16.08.2014 - Reutlinger General-Anzeiger
Ein Schminkraum voller Vampire
HINTER DEN KULISSEN - Naturtheater Reutlingen
Mit dem Kinderstück »Der kleine Vampir« hat sich das Naturtheater Reutlingen einer ganz besonderen Herausforderung gestellt. Erst mussten während der Proben- und Vorbereitungsphase Kostüme für das 37-köpfige Ensemble angefertigt werden. Und während der Saison geht es weiter, die Arbeit nimmt kein Ende, ist sozusagen eine Sisyphusarbeit, denn vor jeder Vorstellung müssen alle geschminkt und frisiert werden. 22 Vampire, neun Fledermäuse und sechs Bürgerinnen und Bürger – sie alle wollen und müssen »topgestylt« und den Vorgaben der Regie entsprechend auf die Bühne.

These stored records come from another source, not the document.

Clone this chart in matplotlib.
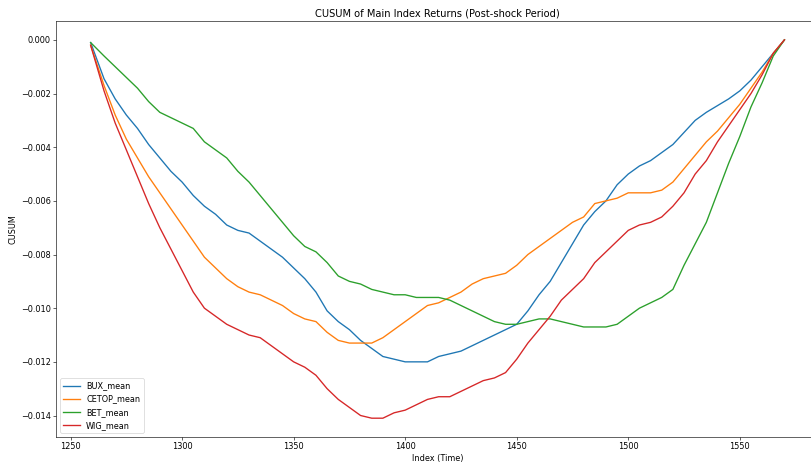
import matplotlib
matplotlib.use("Agg")
import matplotlib.pyplot as plt

index = [1259] + list(range(1265, 1571, 5))

bux = [-0.0001, -0.00145, -0.0022, -0.0028, -0.0033, -0.0039, -0.0044, -0.0049,
       -0.0053, -0.0058, -0.0062, -0.0065, -0.0069, -0.0071, -0.0072, -0.0075,
       -0.0078, -0.0081, -0.0085, -0.0089, -0.0094, -0.0101, -0.0105, -0.0108,
       -0.0112, -0.0115, -0.0118, -0.0119, -0.0120, -0.0120, -0.0120, -0.0118,
       -0.0117, -0.0116, -0.0114, -0.0112, -0.0110, -0.0108, -0.0106, -0.0101,
       -0.0095, -0.0090, -0.0083, -0.0076, -0.0069, -0.0064, -0.0060, -0.0054,
       -0.0050, -0.0047, -0.0045, -0.0042, -0.0039, -0.00345, -0.0030, -0.0027,
       -0.00245, -0.0022, -0.0019, -0.0015, -0.0010, -0.0005, 0.0]

cetop = [-0.0002, -0.0017, -0.0028, -0.0037, -0.0044, -0.0051, -0.0057, -0.0063,
         -0.0069, -0.0075, -0.0081, -0.0085, -0.0089, -0.0092, -0.0094, -0.0095,
         -0.0097, -0.0099, -0.0102, -0.0104, -0.0105, -0.0109, -0.0112, -0.0113,
         -0.0113, -0.0113, -0.0111, -0.0108, -0.0105, -0.0102, -0.0099, -0.0098,
         -0.0096, -0.0094, -0.0091, -0.0089, -0.0088, -0.0087, -0.0084, -0.0080,
         -0.0077, -0.0074, -0.0071, -0.0068, -0.0066, -0.0061, -0.0060, -0.0059,
         -0.0057, -0.0057, -0.0057, -0.0056, -0.0053, -0.0048, -0.0043, -0.0038,
         -0.0034, -0.0029, -0.0024, -0.0018, -0.0012, -0.0005, 0.0]

bet = [-0.0001, -0.0006, -0.0010, -0.0014, -0.0018, -0.0023, -0.0027, -0.0029,
       -0.0031, -0.0033, -0.0038, -0.0041, -0.0044, -0.0049, -0.0053, -0.0058,
       -0.0063, -0.0068, -0.0073, -0.0077, -0.0079, -0.0083, -0.0088, -0.0090,
       -0.0091, -0.0093, -0.0094, -0.0095, -0.0095, -0.0096, -0.0096, -0.0096,
       -0.0097, -0.0099, -0.0101, -0.0103, -0.0105, -0.0106, -0.0106, -0.0105,
       -0.0104, -0.0104, -0.0105, -0.0106, -0.0107, -0.0107, -0.0107, -0.0106,
       -0.0103, -0.0100, -0.0098, -0.0096, -0.0093, -0.0084, -0.0076, -0.0068,
       -0.0057, -0.0046, -0.0036, -0.0025, -0.0016, -0.0006, 0.0]

wig = [-0.0002, -0.0019, -0.0031, -0.0041, -0.0051, -0.0061, -0.0070, -0.0078,
       -0.0086, -0.0094, -0.0100, -0.0103, -0.0106, -0.0108, -0.0110, -0.0111,
       -0.0114, -0.0117, -0.0120, -0.0122, -0.0125, -0.0130, -0.0134, -0.0137,
       -0.0140, -0.0141, -0.0141, -0.0139, -0.0138, -0.0136, -0.0134, -0.0133,
       -0.0133, -0.0131, -0.0129, -0.0127, -0.0126, -0.0124, -0.0119, -0.0113,
       -0.0108, -0.0103, -0.0097, -0.0093, -0.0089, -0.0083, -0.0079, -0.0075,
       -0.0071, -0.0069, -0.0068, -0.0066, -0.0062, -0.0057, -0.0050, -0.0045,
       -0.0038, -0.0032, -0.0026, -0.0020, -0.0013, -0.0005, 0.0]

series = [("BUX_mean", bux), ("CETOP_mean", cetop), ("BET_mean", bet), ("WIG_mean", wig)]

dpi = 54
plt.rcParams["font.size"] = 10.9
plt.rcParams["axes.titlesize"] = 13.1
plt.rcParams["lines.linewidth"] = 1.8
fig = plt.figure(figsize=(811 / dpi, 466 / dpi), dpi=dpi)
ax = fig.add_axes([0.069, 0.062, 0.941, 0.893])
for name, vals in series:
    ax.plot(index, vals, label=name)
ax.set_title("CUSUM of Main Index Returns (Post-shock Period)")
ax.set_xlabel("Index (Time)")
ax.set_ylabel("CUSUM")
ax.legend(loc="lower left")
fig.savefig("out.png", dpi=dpi)
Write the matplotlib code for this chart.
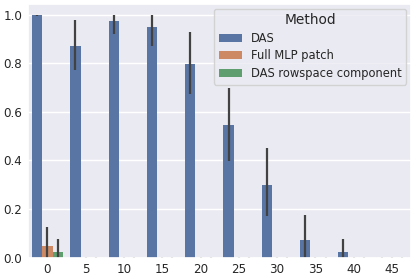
import numpy as np
import matplotlib
matplotlib.use("Agg")
import matplotlib.pyplot as plt
import seaborn as sns

# layer index on x axis
layers = [0, 5, 10, 15, 20, 25, 30, 35, 40, 45]
methods = ["DAS", "Full MLP patch", "DAS rowspace component"]

# mean accuracy per method, with lower / upper CI
das_mean = [1.0, 0.872, 0.974, 0.948, 0.798, 0.548, 0.298, 0.074, 0.023, 0.0]
das_lo = [0.995, 0.773, 0.923, 0.873, 0.674, 0.398, 0.171, 0.0, 0.0, 0.0]
das_hi = [1.0, 0.978, 1.0, 1.0, 0.928, 0.70, 0.453, 0.177, 0.077, 0.0]

mlp_mean = [0.047, 0, 0, 0, 0, 0, 0, 0, 0, 0]
mlp_lo = [0.0, 0, 0, 0, 0, 0, 0, 0, 0, 0]
mlp_hi = [0.127, 0, 0, 0, 0, 0, 0, 0, 0, 0]

row_mean = [0.023, 0, 0, 0, 0, 0, 0, 0, 0, 0]
row_lo = [0.0, 0, 0, 0, 0, 0, 0, 0, 0, 0]
row_hi = [0.077, 0, 0, 0, 0, 0, 0, 0, 0, 0]

sns.set_theme(style="darkgrid")
pal = sns.color_palette("deep", 3, desat=0.75)

fig, ax = plt.subplots(figsize=(4.16, 2.79), dpi=100)

x = np.arange(len(layers))
w = 0.8 / 3
series = [(das_mean, das_lo, das_hi), (mlp_mean, mlp_lo, mlp_hi), (row_mean, row_lo, row_hi)]
for i, (m, lo, hi) in enumerate(series):
    xs = x + (i - 1) * w
    ax.bar(xs, m, width=w, color=pal[i], linewidth=0, label=methods[i])
    for xi, a, b in zip(xs, lo, hi):
        if b - a < 0.004:
            b = a + 0.004  # tiny stub like seaborn's zero-length CI
        ax.plot([xi, xi], [a, b], color=".26", lw=1.6, solid_capstyle="butt")

ax.grid(axis="x", visible=False)
ax.set_xlim(-0.5, len(layers) - 0.5)
ax.set_ylim(0, 1.045)
ax.set_xticks(x)
ax.set_xticklabels([str(l) for l in layers], fontsize=8.6)
ax.set_yticks([0, 0.2, 0.4, 0.6, 0.8, 1.0])
ax.set_yticklabels(["0.0", "0.2", "0.4", "0.6", "0.8", "1.0"], fontsize=8.6)
ax.tick_params(length=0, pad=4.3)

leg = ax.legend(title="Method", loc="upper right", fontsize=8.3, title_fontsize=9.9,
                labelspacing=0.4, borderaxespad=0.4)

fig.subplots_adjust(left=0.068, right=0.988, top=0.986, bottom=0.077)
fig.savefig("out.png", dpi=100)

Stellen wir uns das vor: Samstags um 12.30 Uhr ist Treffpunkt im Vereinsheim beziehungsweise im Schminkraum. Da passen natürlich nicht alle rein, also werden sie verteilt. Auf dem Flur, vor die Umkleideräume oder auch mal im Freien, überall stehen sie, die kleinen und großen Schauspieler, und warten auf ihren »Anstrich«.
Zuerst wird grundiert, das heißt, alle bekommen eine weiße Gesichtsfarbe. Dann geht’s in Dreiergrüppchen in den Schminkraum, der dann voll besetzt ist. Die Maskenbildnerinnen bringen nun Schattierungen, Falten und Augenränder an.
Die Fledermäuschen bekommen »nur« graue Nasen, sehen damit aber sehr überzeugend aus.
Im nächsten Schritt geht es dann um die Frisuren. 13 Perücken und etliche Haarteile müssen festgesteckt und frisiert werden. Auch die Frisuren derjenigen, die über eine eigene entsprechende Mähne verfügen, wollen gerichtet sein. Zwischen die Haare kommt das Mikrofon. Feinsäuberlich und vorsichtig wird es angebracht, denn es muss die ganze Vorstellung über halten. Und es sollte nicht kaputt gehen. Mit dem Beginn der Vorstellung um 15 Uhr, also nach zweieinhalb Stunden, sind noch nicht alle fertig. Die fünf Maskenbildnerinnen arbeiten bis nach der Pause gegen 16 Uhr ununterbrochen. Dann findet die große Vampirparty statt, bei der alle Darsteller – auch die, die (eigentlich) Menschen darstellen – als Vampire die Bühne rocken.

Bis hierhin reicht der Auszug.